On Friday, August 9, 2013 9:18:09 PM UTC-4, wrote:
On Friday, August 9, 2013 6:38:36 AM UTC-7, Dumbass wrote:

When Kittel was interviewed after the race, he mentioned his train setting up on the left.








The Argos train indeed were on the left and leading as the came into the last curve which is less that 1 km from the finish. There is a kind of S curve that requires the bikers to make a slight left and then a slight right at the Place de Concord as they transition from Rue de Rivoli to the Champs-Elysees.








This seems to have been a planned strategy. Kittel mentioned it as if he thought it was important to the win.
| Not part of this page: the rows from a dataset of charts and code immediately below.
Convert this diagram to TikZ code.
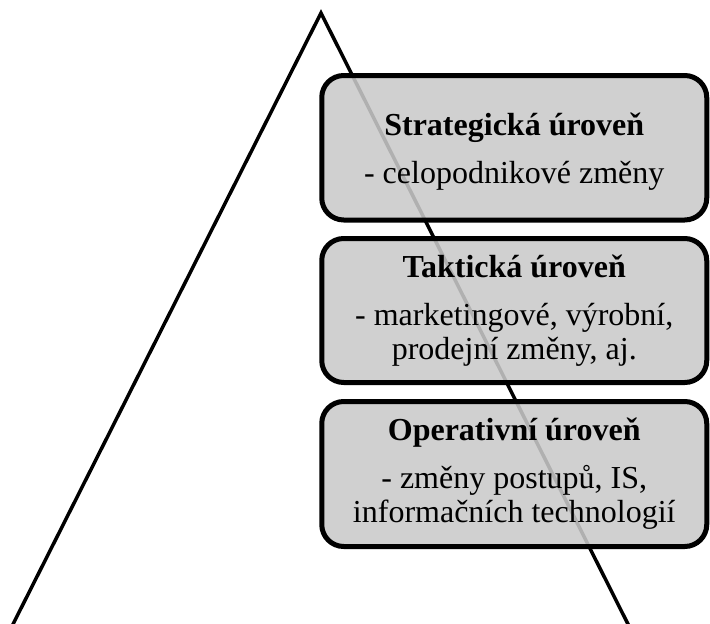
\documentclass[tikz,border=0pt]{standalone}
\usepackage{fontspec}
\setmainfont{Liberation Serif}
\definecolor{boxfill}{gray}{0.79}
\tikzset{
  levelbox/.style={draw=black, line width=5pt, rounded corners=22pt,
    fill=boxfill, fill opacity=0.88, text opacity=1,
    minimum width=385pt, align=center, inner sep=0pt,
    font=\fontsize{32}{34}\selectfont},
  tri/.style={line width=3.5pt, black}
}
\begin{document}
\begin{tikzpicture}[x=1pt,y=-1pt]
\clip (0,0) rectangle (710,624);
\coordinate (apex) at (321,13);
\coordinate (bl) at (0,650);
\coordinate (br) at (641,650);
\draw[tri] (bl) -- (apex) -- (br);
\node[levelbox, minimum height=144.5pt, text depth=0pt] (s) at (514.25,147.75)
  {\textbf{Strategická úroveň}\\[14pt]- celopodnikové změny};
\node[levelbox, minimum height=144pt] (t) at (514.25,310.5)
  {\textbf{Taktická úroveň}\\[14pt]- marketingové, výrobní,\\prodejní změny, aj.};
\node[levelbox, minimum height=145pt] (o) at (514.25,474)
  {\textbf{Operativní úroveň}\\[14pt]- změny postupů, IS,\\informačních technologií};
\end{tikzpicture}
\end{document}
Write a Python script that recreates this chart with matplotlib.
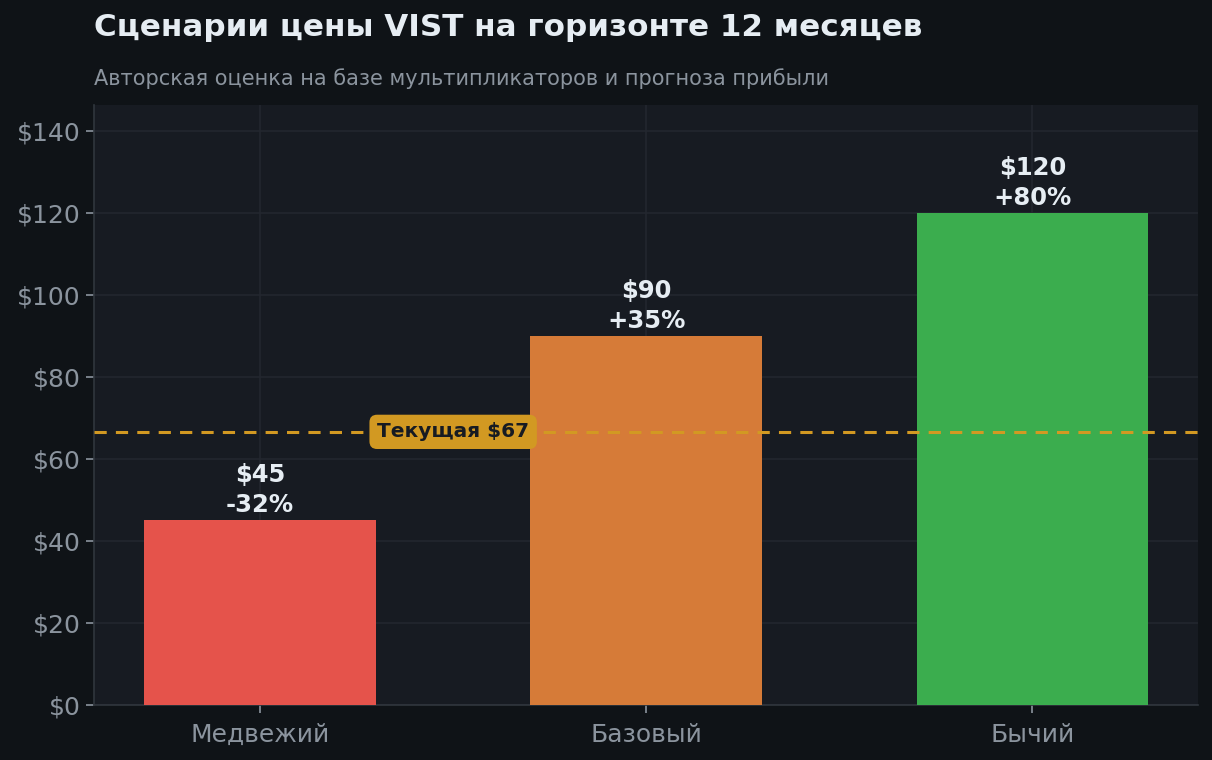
import matplotlib.pyplot as plt
import numpy as np

# данные
scenarios = ['Медвежий', 'Базовый', 'Бычий']
targets = [45, 90, 120]
current_price = 66.6
bar_colors = ['#e5534b', '#d67b38', '#3bad4e']

plt.rcParams['font.family'] = ['DejaVu Sans']

fig = plt.figure(figsize=(12.12, 7.6), dpi=100, facecolor='#0f1317')
ax = fig.add_axes([0.0776, 0.0724, 0.9112, 0.7894])
ax.set_facecolor('#171b22')

x = np.arange(len(scenarios))
ax.bar(x, targets, width=0.6, color=bar_colors, zorder=3)

for xi, val in zip(x, targets):
    pct = (val / current_price - 1) * 100
    ax.text(xi, val + 0.8, f'${val}\n{pct:+.0f}%', ha='center', va='bottom',
            color='#e6edf3', fontsize=17.5, fontweight='bold', linespacing=1.3, zorder=4)

ax.axhline(current_price, color='#d29922', ls='--', lw=2.2, dashes=(4, 3), zorder=4)
ax.text(0.5, current_price, f'Текущая ${current_price:.0f}', ha='center', va='center',
        fontsize=14.5, fontweight='bold', color='#171b22', zorder=5,
        bbox=dict(boxstyle='round,pad=0.38', fc='#d29922', ec='none'))

ax.set_ylim(0, 146.3)
ax.set_xticks(x)
ax.set_xticklabels(scenarios)
ax.set_yticks(np.arange(0, 141, 20))
ax.set_yticklabels([f'${v}' for v in range(0, 141, 20)])
ax.tick_params(colors='#8b949e', labelsize=18, length=6, width=1.2)
ax.tick_params(axis='x', pad=7)
ax.grid(True, color='#23272f', lw=1.2, zorder=0)
for s in ['top', 'right']:
    ax.spines[s].set_visible(False)
for s in ['left', 'bottom']:
    ax.spines[s].set_color('#30363d')
    ax.spines[s].set_linewidth(1.2)

fig.text(0.0776, 0.964, 'Сценарии цены VIST на горизонте 12 месяцев', ha='left', va='center',
         fontsize=22.3, fontweight='bold', color='#e6edf3')
fig.text(0.0776, 0.897, 'Авторская оценка на базе мультипликаторов и прогноза прибыли',
         ha='left', va='center', fontsize=15, color='#8b949e')

fig.savefig('out.png', dpi=100, facecolor=fig.get_facecolor())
Forming your train on the left seems to be a good idea. You can go on a straighter line into the last curve which shifts the course to the left. And you can perhaps get away with crowding those to your right since the notion of holding one's line is kind of ambiguous when you are going through that S curve.








Also, expending energy on that last straight-away on Rue de Rivoli to get the lead while on the left pays bonuses in allowing you to perhaps take a straighter line through the S curve. The Rue de Rivoli is the last stretch of pavement that is not cobblestone on the route, so it probably a good place for the train to put on an acceleration.




Dude: The Tour is, like, over!


Strategy is timeless.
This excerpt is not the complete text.